An estimated $5.3 billion worth of real estate transactions in B.C. last year were the result of money laundering, helping fuel the meteoric rise of housing prices in the province, according to a new report.
An expert panel on dirty money in the real-estate market estimates that five per cent of purchases in 2018 were made for laundering purposes, contributing to about a five per cent rise in home prices.
The effect could be more significant in certain markets, including Metro Vancouver, according to the panel.
Altogether, dirty money in the real estate market accounted for an estimated 72 per cent of the $7.4 billion that the experts believe was laundered in B.C. last year.
“Our economy should work for regular people, not criminals,” said Finance Minister Carole James. “Housing should provide shelter, not a vehicle for proceeds of crime.”
The report was one of two released Thursday that examine the influence of money laundering in B.C.’s real estate market.
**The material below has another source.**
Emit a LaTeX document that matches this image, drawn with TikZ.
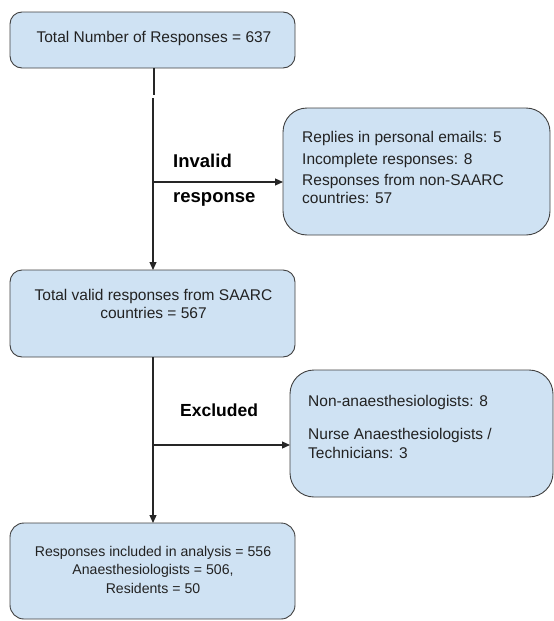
\documentclass[tikz,border=0pt]{standalone}
\usepackage{fontspec}
\setmainfont{Liberation Sans}
\usetikzlibrary{arrows.meta}
\definecolor{boxfill}{HTML}{CFE2F3}
\definecolor{boxline}{HTML}{404040}
\definecolor{txtc}{HTML}{222222}
\begin{document}
\begin{tikzpicture}[x=1pt,y=-1pt,
 box/.style={draw=boxline, fill=boxfill, line width=0.9pt, inner sep=0pt, outer sep=0pt, rectangle},
 txt/.style={inner sep=0pt, anchor=base, text=txtc, font=\fontsize{15.5}{18}\selectfont},
 stxt/.style={txt, font=\fontsize{14.1}{17}\selectfont},
 ltxt/.style={txt, anchor=base west},
 lbl/.style={inner sep=0pt, anchor=base west, text=black, font=\bfseries\fontsize{18.5}{21}\selectfont},
 conn/.style={draw=black!85, line width=1.2pt},
 arr/.style={conn, -{Triangle[length=8pt,width=7pt]}}]
\useasboundingbox (0,0) rectangle (554,621);
% boxes
\node[box, minimum width=285pt, minimum height=56pt, rounded corners=12pt] (b1) at (152.5,40) {};
\node[box, minimum width=267pt, minimum height=127pt, rounded corners=24pt] (b2) at (416.5,171.5) {};
\node[box, minimum width=285pt, minimum height=87pt, rounded corners=12pt] (b3) at (152.5,313.5) {};
\node[box, minimum width=263pt, minimum height=127pt, rounded corners=24pt] (b4) at (421.5,433.5) {};
\node[box, minimum width=285pt, minimum height=96pt, rounded corners=14pt] (b5) at (152.5,571) {};
% texts
\node[txt] (t1) at (154,42) {Total Number of Responses = 637};
\node[txt] (t3a) at (153.5,300) {Total valid responses from SAARC};
\node[txt] (t3b) at (153.5,318) {countries = 567};
\node[stxt] (t5a) at (153,556) {Responses included in analysis = 556};
\node[stxt] (t5b) at (153,574.5) {Anaesthesiologists = 506,};
\node[stxt] (t5c) at (153,593) {Residents = 50};
\node[ltxt] (t2a) at (302,142) {Replies in personal emails: 5};
\node[ltxt] (t2b) at (302,164) {Incomplete responses: 8};
\node[ltxt] (t2c) at (302,185) {Responses from non-SAARC};
\node[ltxt] (t2d) at (302,203) {countries: 57};
\node[ltxt] (t4a) at (308,406) {Non-anaesthesiologists: 8};
\node[ltxt] (t4b) at (308,439) {Nurse Anaesthesiologists /};
\node[ltxt] (t4c) at (308,458) {Technicians: 3};
% labels
\node[lbl] (l1) at (173,167) {Invalid};
\node[lbl] (l2) at (173,202) {response};
\node[lbl, font=\bfseries\fontsize{17.5}{21}\selectfont] (l3) at (180,416.5) {Excluded};
% connectors
\coordinate (g1) at (154,95);
\coordinate (g2) at (153,98);
\coordinate (j1) at (153,182);
\coordinate (j2) at (153,445);
\draw[conn] (g1 |- b1.south) -- (g1);
\draw[arr] (g2) -- (g2 |- b3.north);
\draw[arr] (j1) -- (j1 -| b2.west);
\draw[arr] (j1 |- b3.south) -- (j1 |- b5.north);
\draw[arr] (j2) -- (j2 -| b4.west);
\end{tikzpicture}
\end{document}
Both paint an alarming picture of how criminals are using homes to clean their cash.
Criminal law expert Maureen Maloney was chair of the panel, which made 29 recommendations for dealing with the problem.
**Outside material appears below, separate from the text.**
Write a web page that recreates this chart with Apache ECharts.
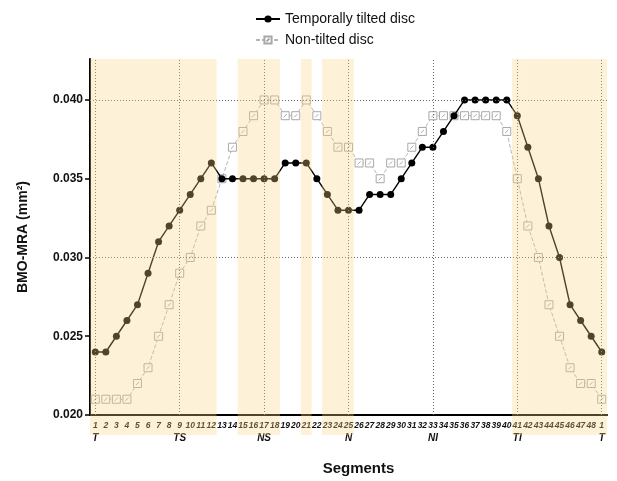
<!DOCTYPE html>
<html>
<head>
<meta charset="utf-8">
<script src="https://cdn.jsdelivr.net/npm/echarts@6/dist/echarts.min.js"></script>
<style>
html,body{margin:0;padding:0;background:#fff;}
#chart{width:617px;height:481px;}
</style>
</head>
<body>
<div id="chart"></div>
<script>
// Segment labels along the x axis (48 segments, back to 1)
var segments = [1,2,3,4,5,6,7,8,9,10,11,12,13,14,15,16,17,18,19,20,21,22,23,24,25,26,27,28,29,30,31,32,33,34,35,36,37,38,39,40,41,42,43,44,45,46,47,48,1];
// Region labels under specific segment positions
var regionIdx = [0, 8, 16, 24, 32, 40, 48];
var regionNames = ['T', 'TS', 'NS', 'N', 'NI', 'TI', 'T'];
// Series values
var tilted = [0.024,0.024,0.025,0.026,0.027,0.029,0.031,0.032,0.033,0.034,0.035,0.036,
  0.035,0.035,0.035,0.035,0.035,0.035,0.036,0.036,0.036,0.035,0.034,0.033,0.033,
  0.033,0.034,0.034,0.034,0.035,0.036,0.037,0.037,0.038,0.039,0.040,0.040,0.040,0.040,0.040,
  0.039,0.037,0.035,0.032,0.030,0.027,0.026,0.025,0.024];
var nonTilted = [0.021,0.021,0.021,0.021,0.022,0.023,0.025,0.027,0.029,0.030,0.032,0.033,
  0.035,0.037,0.038,0.039,0.040,0.040,0.039,0.039,0.040,0.039,0.038,0.037,0.037,
  0.036,0.036,0.035,0.036,0.036,0.037,0.038,0.039,0.039,0.039,0.039,0.039,0.039,0.039,0.038,
  0.035,0.032,0.030,0.027,0.025,0.023,0.022,0.022,0.021];
// Shaded segment positions (indices into segments)
var shaded = [0,1,2,3,4,5,6,7,8,9,10,11,14,15,16,17,20,22,23,24,40,41,42,43,44,45,46,47,48];
// Y axis ticks / grid lines
var yMin = 0.020, yMax = 0.0426, yStep = 0.005;
var yGrid = [0.025, 0.030, 0.035, 0.040];

var cats = segments.map(function(s, i){ return String(i); });
var bandData = segments.map(function(s, i){ return shaded.indexOf(i) >= 0 ? 1 : '-'; });

var chart = echarts.init(document.getElementById('chart'), null, {renderer: 'canvas'});
var dotted = {color: '#666', type: [1, 2], width: 1};

var option = {
  animation: false,
  backgroundColor: '#fff',
  legend: {
    orient: 'vertical',
    left: 250, top: 7,
    itemWidth: 24, itemHeight: 9, itemGap: 7,
    textStyle: {fontFamily: 'Liberation Sans, Arial', fontSize: 14, color: '#111'},
    data: ['Temporally tilted disc', 'Non-tilted disc']
  },
  grid: [
    {left: 90, right: 10, top: 59, bottom: 63, containLabel: false},
    {left: 90, right: 10, top: 59, bottom: 46, containLabel: false}
  ],
  xAxis: [{
    type: 'category', gridIndex: 0, data: cats, boundaryGap: true,
    name: 'Segments', nameLocation: 'middle', nameGap: 46,
    nameTextStyle: {fontFamily: 'Liberation Sans, Arial', fontWeight: 'bold', fontSize: 15, color: '#111', padding: [0,0,0,20]},
    axisLine: {lineStyle: {color: '#000', width: 2}},
    axisTick: {alignWithLabel: true, interval: 0, length: 5, lineStyle: {color: '#000', width: 1.5}},
    splitLine: {show: false},
    axisLabel: {
      interval: 0, margin: 5, hideOverlap: false,
      formatter: function(v, i){
        var k = regionIdx.indexOf(i);
        return '{n|' + segments[i] + '}\n{r|' + (k >= 0 ? regionNames[k] : ' ') + '}';
      },
      rich: {
        n: {fontFamily: 'Liberation Sans, Arial', fontStyle: 'italic', fontWeight: 'bold', fontSize: 8.5, color: '#111', lineHeight: 11},
        r: {fontFamily: 'Liberation Sans, Arial', fontStyle: 'italic', fontWeight: 'bold', fontSize: 10, color: '#111', lineHeight: 14}
      }
    }
  }, {
    type: 'category', gridIndex: 1, data: cats, boundaryGap: true, show: false
  }],
  yAxis: [{
    type: 'value', gridIndex: 0, min: yMin, max: yMax, interval: yStep,
    name: 'BMO-MRA (mm²)', nameLocation: 'middle', nameGap: 60,
    nameTextStyle: {fontFamily: 'Liberation Sans, Arial', fontWeight: 'bold', fontSize: 14, color: '#111'},
    axisLine: {show: true, lineStyle: {color: '#000', width: 2}},
    axisTick: {show: true, length: 5, lineStyle: {color: '#000', width: 1.5}},
    splitLine: {show: false},
    axisLabel: {
      showMaxLabel: false, margin: 7,
      fontFamily: 'Liberation Sans, Arial', fontWeight: 'bold', fontSize: 12, color: '#111',
      formatter: function(v){ return v.toFixed(3); }
    }
  }, {
    type: 'value', gridIndex: 1, min: 0, max: 1, show: false
  }],
  series: [{
    name: 'Temporally tilted disc', type: 'line', xAxisIndex: 0, yAxisIndex: 0,
    data: tilted, showAllSymbol: true, symbol: 'circle', symbolSize: 7,
    lineStyle: {color: '#000', width: 1.4},
    itemStyle: {color: '#000'},
    z: 4,
    markLine: {
      silent: true, symbol: 'none', label: {show: false}, animation: false,
      lineStyle: dotted,
      data: yGrid.map(function(y){ return {yAxis: y}; }).concat(
        regionIdx.map(function(i){ return {xAxis: i}; }))
    }
  }, {
    name: 'Non-tilted disc', type: 'line', xAxisIndex: 0, yAxisIndex: 0,
    data: nonTilted, showAllSymbol: true,
    symbol: 'path://M0,0L10,0L10,10L0,10Z M3,7L7,3', symbolSize: 8,
    lineStyle: {color: '#b4b4b4', width: 1, type: [4, 2]},
    itemStyle: {color: '#fff', borderColor: '#a8a8a8', borderWidth: 1},
    z: 3
  }, {
    name: 'bands', type: 'bar', xAxisIndex: 1, yAxisIndex: 1,
    data: bandData, barWidth: '100%', barCategoryGap: '0%', silent: true,
    itemStyle: {color: 'rgba(248,212,135,0.32)'},
    z: 20
  }]
};
chart.setOption(option);
</script>
</body>
</html>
Former RCMP deputy commissioner Peter German produced the second report, nicknamed Dirty Money 2, which outlines some of the red flags that signal when illegal money is behind a real estate purchase — including unfinanced purchases, private lending, unusual interest rates and purchases by nominees.
Both documents identify numerous gaps in B.C. and Canada’s systems for keeping track of purchases and reporting suspicious transactions.
The reports are just the latest entries in German’s ongoing investigation into how proceeds of crime are being cleaned in B.C.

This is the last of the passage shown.